The quest for color

La vie - Life
2005, 27½ x 35½ ins
acrylic on linen
PIERRE RESTANY, PARIS, 2003
“Claude Bellegarde's position in the history of contemporary painting is both singular and audacious. A born colorist, Bellegarde was the precursor of the achromaticism of the early 1950s. But this artist would very quickly reinvent himself within color…a color of dreams…while his illustrious successors, Manzoni, Ryman, amoung others, where to make a trademark out of white.
In the 1970s, when azur blue was idealized, the Human lifes (as
opposed to Still lifes) exposed inner personalities, while his
Typograms, his Chromatic cubicles, revealed our interior
landscapes.
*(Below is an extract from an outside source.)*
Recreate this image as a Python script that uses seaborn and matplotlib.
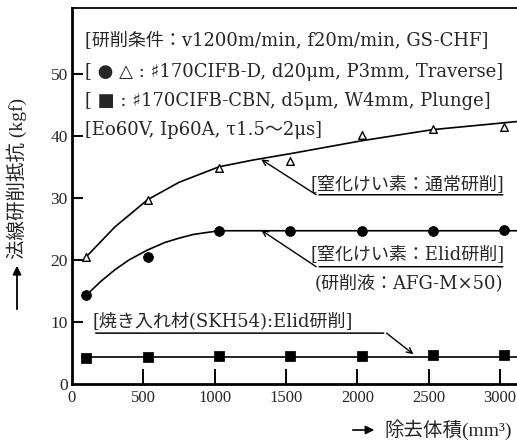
import matplotlib
matplotlib.use("Agg")
import matplotlib.pyplot as plt
import seaborn as sns

sns.set_style("white")
FAM = ['DejaVu Serif', 'Noto Sans CJK JP', 'DejaVu Sans']
TICKFAM = ['Liberation Serif', 'DejaVu Serif']
LABFAM = ['Liberation Serif', 'Noto Sans CJK JP', 'DejaVu Sans']
plt.rcParams['font.family'] = FAM
plt.rcParams['axes.unicode_minus'] = False

# ---- data ----
removed_volume = [100, 530, 1030, 1530, 2030, 2530, 3030]
normal_grinding = [20.5, 29.6, 34.8, 36.0, 40.2, 41.1, 41.5]   # triangles
elid_nitride = [14.3, 20.5, 24.7, 24.7, 24.7, 24.7, 24.8]      # circles
elid_skh54 = [4.2, 4.3, 4.5, 4.5, 4.5, 4.6, 4.7]                # squares

normal_curve_x = [100, 300, 530, 750, 1030, 1270, 1550, 2030, 2530, 3120]
normal_curve_y = [20.5, 25.3, 29.7, 32.5, 35.0, 36.1, 37.2, 39.2, 41.0, 42.3]
elid_curve_x = [100, 200, 300, 400, 530, 650, 750, 850, 1030, 3120]
elid_curve_y = [14.3, 16.5, 18.4, 20.0, 21.6, 22.8, 23.5, 24.1, 24.7, 24.7]
skh_line_x = [100, 3120]
skh_line_y = [4.4, 4.4]

x_ticks = [0, 500, 1000, 1500, 2000, 2500, 3000]
y_ticks = [0, 10, 20, 30, 40, 50]

fig = plt.figure(figsize=(5.17, 4.42), dpi=100)
ax = fig.add_axes([72/517, 58/442, 445/517, 376/442])

sns.lineplot(x=normal_curve_x, y=normal_curve_y, ax=ax, color='black', lw=1.2, sort=False)
sns.lineplot(x=elid_curve_x, y=elid_curve_y, ax=ax, color='black', lw=1.2, sort=False)
sns.lineplot(x=skh_line_x, y=skh_line_y, ax=ax, color='black', lw=1.2, sort=False)

sns.scatterplot(x=removed_volume, y=normal_grinding, ax=ax, marker='^', s=30,
                facecolor='white', edgecolor='black', linewidth=1.0, zorder=5)
sns.scatterplot(x=removed_volume, y=elid_nitride, ax=ax, marker='o', s=50,
                color='black', edgecolor='black', zorder=5)
sns.scatterplot(x=removed_volume, y=elid_skh54, ax=ax, marker='s', s=45,
                color='black', edgecolor='black', zorder=5)

ax.set_xlim(0, 3120)
ax.set_ylim(0, 60.6)
ax.set_xticks(x_ticks)
ax.set_yticks(y_ticks)
ax.set_xticklabels([str(v) for v in x_ticks], fontsize=12, family=TICKFAM)
ax.set_yticklabels([str(v) for v in y_ticks], fontsize=12.5, family=TICKFAM)
ax.tick_params(axis='x', bottom=True, direction='in', length=11, width=1.4, pad=4, color='black')
ax.tick_params(axis='y', left=True, direction='in', length=8, width=1.4, pad=3, color='black')
ax.xaxis.get_major_ticks()[0].tick1line.set_visible(False)
ax.yaxis.get_major_ticks()[0].tick1line.set_visible(False)
for s in ['left', 'bottom']:
    ax.spines[s].set_linewidth(2.0)
    ax.spines[s].set_color('black')
ax.spines['top'].set_linewidth(1.3)
ax.spines['top'].set_color('black')
ax.spines['right'].set_visible(False)
ax.set_xlabel('')
ax.set_ylabel('')

fs = 13
top_lines = [
    (55.2, '[研削条件：v1200m/min, f20m/min, GS-CHF]'),
    (50.3, '[ ● △ : ♯170CIFB-D, d20μm, P3mm, Traverse]'),
    (45.6, '[ ■ : ♯170CIFB-CBN, d5μm, W4mm, Plunge]'),
    (40.9, '[Eo60V, Ip60A, τ1.5～2μs]'),
]
for yy, t in top_lines:
    ax.text(91, yy, t, fontsize=fs, va='center', ha='left', family=FAM)

# annotations
ax.text(1675, 32.3, '[窒化けい素：通常研削]', fontsize=fs, va='center', ha='left', family=FAM)
ax.annotate('', xy=(3040, 30.5), xytext=(1712, 30.5),
            arrowprops=dict(arrowstyle='-', lw=1.1, color='black'))
ax.annotate('', xy=(1326, 36.2), xytext=(1712, 30.5),
            arrowprops=dict(arrowstyle='->', lw=1.0, color='black', shrinkA=0, shrinkB=0))

ax.text(1675, 21.0, '[窒化けい素：Elid研削]', fontsize=fs, va='center', ha='left', family=FAM)
ax.annotate('', xy=(3040, 18.9), xytext=(1712, 18.9),
            arrowprops=dict(arrowstyle='-', lw=1.1, color='black'))
ax.annotate('', xy=(1326, 24.8), xytext=(1712, 18.9),
            arrowprops=dict(arrowstyle='->', lw=1.0, color='black', shrinkA=0, shrinkB=0))
ax.text(1700, 16.3, '(研削液：AFG-M×50)', fontsize=fs, va='center', ha='left', family=FAM)

ax.text(147, 10.2, '[焼き入れ材(SKH54):Elid研削]', fontsize=fs, va='center', ha='left', family=FAM)
ax.annotate('', xy=(2205, 8.2), xytext=(147, 8.2),
            arrowprops=dict(arrowstyle='-', lw=1.1, color='black'))
ax.annotate('', xy=(2394, 4.8), xytext=(2205, 8.2),
            arrowprops=dict(arrowstyle='->', lw=1.0, color='black', shrinkA=0, shrinkB=0))

# axis labels
fig.text(17/517, 1 - 178/442, '法線研削抵抗 (kgf)', rotation=90, fontsize=14,
         ha='center', va='center', family=LABFAM)
fig.patches.append(matplotlib.patches.FancyArrowPatch(
    (17/517, 1 - 312/442), (17/517, 1 - 263/442), transform=fig.transFigure,
    arrowstyle='-|>,head_length=5,head_width=2.5', lw=1.3, color='black'))

fig.text(384/517, 1 - 430/442, '除去体積(mm³)', fontsize=14, ha='left', va='center', family=LABFAM)
fig.patches.append(matplotlib.patches.FancyArrowPatch(
    (350/517, 1 - 430/442), (377/517, 1 - 430/442), transform=fig.transFigure,
    arrowstyle='-|>,head_length=5,head_width=2.5', lw=1.2, color='black'))

fig.savefig('out.png', dpi=100)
Then he undertook the melding of painting with organic materials
in order to capture their colored vibrations in space. The whole of a lifetime
encapsulating blue intensity, red potency, green reassurance, violet meditation,
orange pleasure, yellow glory, so that the ephemeral instant of seeing,
transfigured through art, defies time.
Today Bellegarde paints Gray, informed by his experience of color.”
JEAN-CLARENCE LAMBERT - « BELLEGARDE: THE QUEST FOR COLOR» SOMOGY, ÉDITIONS d’ART, PARIS, 2006. EXTRACT FROM THE PREFACE
Does there exist such a thing as perfect visual perception? If a painter today possesses such a gift, such perfect visual perception, this painter is Claude Bellegarde. But perfect visual perception is by no means a free gift of nature. It is acquired, developed. Bellegarde knows everything that one can know about color, and he has lived it.
…By being at the confluence of research and intuition, Bellegarde’s paintings are the products of genuine experience, they offer themselves to us first as works of art. On the canvas, the color experienced is living color.